Изменить размер шрифта - +

Я полз, прижавшись к земле, насколько это было возможно. Мне казалось даже, что я плыву. Но, черт возьми, как же здесь, на земле, было тесно! Каждый сантиметр был занят насмерть перепуганными насекомыми — они не знали, куда бежать, но явно стремились убраться куда-нибудь побыстрее. Отовсюду слышались их жалобные песнопения. Шум выводил меня из себя, хотя их состояние нетрудно было понять.

Извиваясь, как змея-инвалид, я чувствовал, как негодует моя спина, чувствовал рубашку, приклеившуюся к телу, но понятия не имел, насколько сильно шла кровь. Утешала мысль, что истоми были первоклассными врачами — они восстанавливали тела и могли сделать людей бессмертными. Кроме того, они уже обещали значительно улучшить мое тело. Но боль нарастала, и заманчивость этого обещания померкла. Тем более что с некоторым запозданием возник вопрос: почему это вдруг исполинский механический богомол пытался уничтожить меня в собственном саду истоми? Что-то неладно в "королевстве истоми".

Я продолжал ползти, постепенно осознавая, в какую идиотскую ситуацию попал. Куда полз — я не знал. Где находился механический богомол, преследующий меня, не знал. Собственного оружия у меня не было, а от Сюзармы Лир я был отрезан. Насекомые не особенно приветствовали мое вторжение в их мир и не желали убираться с дороги, чтобы облегчить мне путь. По счастью, были основания полагать, что они не кусались и не жалили, хотя их прикосновения были невыразимо противны. Я думал, что они, наверное, существовали здесь, поскольку опыляли цветы, и в то же время не мог отделаться от мысли, что со вкусом сделанный и подходящим образом запрограммированный робот мог справиться с этим не хуже.

Я добрался до места, где листья почти касались извивающихся змеями вышедших на поверхность корней, — протискиваться дальше было невозможно. Корни расходились веером от главного стебля, и я забрался в пространство между ними. Теперь можно было встать. Хорошо, что листья над моей головой, напоминавшие папоротник, легко раздвигались. Их изящность восполнялась изобилием — даже когда я выпрямился в полный рост, они не шелохнулись и по-прежнему закрывали обзор. Глянув вверх, я заметил проблеск света, проникший сквозь полупрозрачную листву, но больше не увидел ничего. Насекомые, которых я потревожил своим ползанием, постепенно прекратили свое пронзительное верещание. Очевидно, они решили, что угроза их благополучию миновала. Наконец-то можно было распрямиться и прислушаться.
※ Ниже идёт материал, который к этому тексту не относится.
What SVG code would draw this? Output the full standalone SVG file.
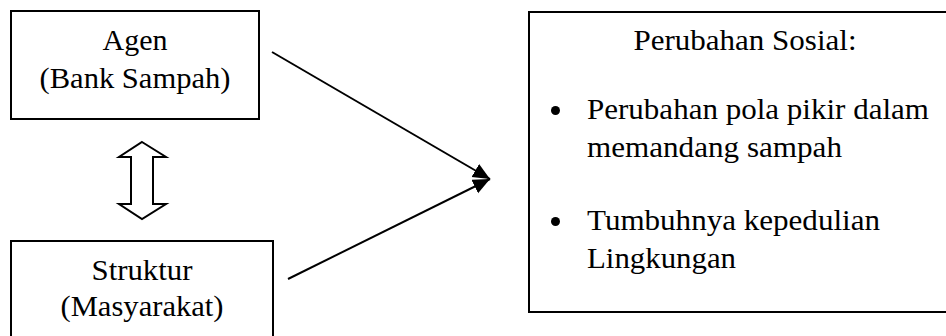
<svg xmlns="http://www.w3.org/2000/svg" width="946" height="336" viewBox="0 0 946 336">
<style>
.box{fill:#fff;stroke:#000;stroke-width:2}
.t{font-family:'Liberation Serif','Times New Roman',serif;font-size:29px;fill:#000}
.c{text-anchor:middle}
.ln{stroke:#000;stroke-width:2;fill:none}
</style>
<defs>
<marker id="ah" markerUnits="userSpaceOnUse" markerWidth="20" markerHeight="16" refX="17" refY="7.5" orient="auto">
<path d="M0,0 L17,7.5 L0,15 Z" fill="#000"/>
</marker>
</defs>
<rect width="946" height="336" fill="#fff"/>
<g id="agen">
<rect class="box" x="11" y="11" width="248" height="108"/>
<text class="t c" x="135" y="50" textLength="65" lengthAdjust="spacingAndGlyphs">Agen</text>
<text class="t c" x="135" y="88" textLength="191" lengthAdjust="spacingAndGlyphs">(Bank Sampah)</text>
</g>
<g id="struktur">
<rect class="box" x="11" y="241" width="262" height="100"/>
<text class="t c" x="142" y="280" textLength="101" lengthAdjust="spacingAndGlyphs">Struktur</text>
<text class="t c" x="142" y="316" textLength="163" lengthAdjust="spacingAndGlyphs">(Masyarakat)</text>
</g>
<g id="perubahan">
<rect class="box" x="529" y="12" width="425" height="300"/>
<text class="t c" x="745" y="50" textLength="223" lengthAdjust="spacingAndGlyphs">Perubahan Sosial:</text>
<circle cx="555.5" cy="110.5" r="4.5" fill="#000"/>
<text class="t" x="587" y="119" textLength="342" lengthAdjust="spacingAndGlyphs">Perubahan pola pikir dalam</text>
<text class="t" x="587" y="157" textLength="255" lengthAdjust="spacingAndGlyphs">memandang sampah</text>
<circle cx="555.5" cy="221.5" r="4.5" fill="#000"/>
<text class="t" x="587" y="230" textLength="293" lengthAdjust="spacingAndGlyphs">Tumbuhnya kepedulian</text>
<text class="t" x="587" y="268" textLength="149" lengthAdjust="spacingAndGlyphs">Lingkungan</text>
</g>
<g id="connectors">
<path class="ln" d="M142,142 L166,157 L153,157 L153,204 L166,204 L142,219 L119,204 L131,204 L131,157 L119,157 Z"/>
<line class="ln" x1="272" y1="52" x2="490" y2="179" marker-end="url(#ah)"/>
<line class="ln" x1="288" y1="279" x2="490" y2="179" marker-end="url(#ah)"/>
</g>
</svg>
Не знаю, какой звук производил бы механический Бармаглот, ломясь сквозь сад, но, полагая, что его передвижение вызвало бы новый переполох, я заключил, что нахожусь и относительной безопасности.

Потом захотелось выяснить собственное местоположение, и я решил влезть на дерево. Легко сказать — на дерево, когда вокруг тебя — лишь кустарники-переростки с мягкими ветвями. Тем не менее самая верхняя часть зеленого навеса, поднимавшаяся вверх на десять метров под пятнадцатиметровым потолком, держалась на сравнительно крепких стволах. Пробравшись сквозь «папоротники», я дошел до ствола с особенно плотной листвой.

Выступов, достойных называться опорой, на этом стволе явно не хватало. К тому же он стал угрожающе раскачиваться, как только я доверил ему свой вес. Боль от порезов в спине тоже не служила подспорьем, да к тому же от ударной волны и воплей насекомых у меня раскалывалась голова. Тем не менее я кое-как лез вверх, выжимая из своего организма те ресурсы, которые он приберегает для подобных моментов.

Угнездившись на стебле одного листа и обхватив руками другой, я огляделся, стараясь изо всех сил сохранять равновесие. Огляделся — и тут же пожалел об этом.

Исполинский богомол, очевидно, был не очень тяжелым. Длиннющие ноги простирались во всех направлениях — теперь, когда я видел чудовище во всем его устрашающем великолепии, я насчитал по крайней мере десять конечностей. Он передвигался на трех-четырех ногах одновременно, находя точку опоры где угодно.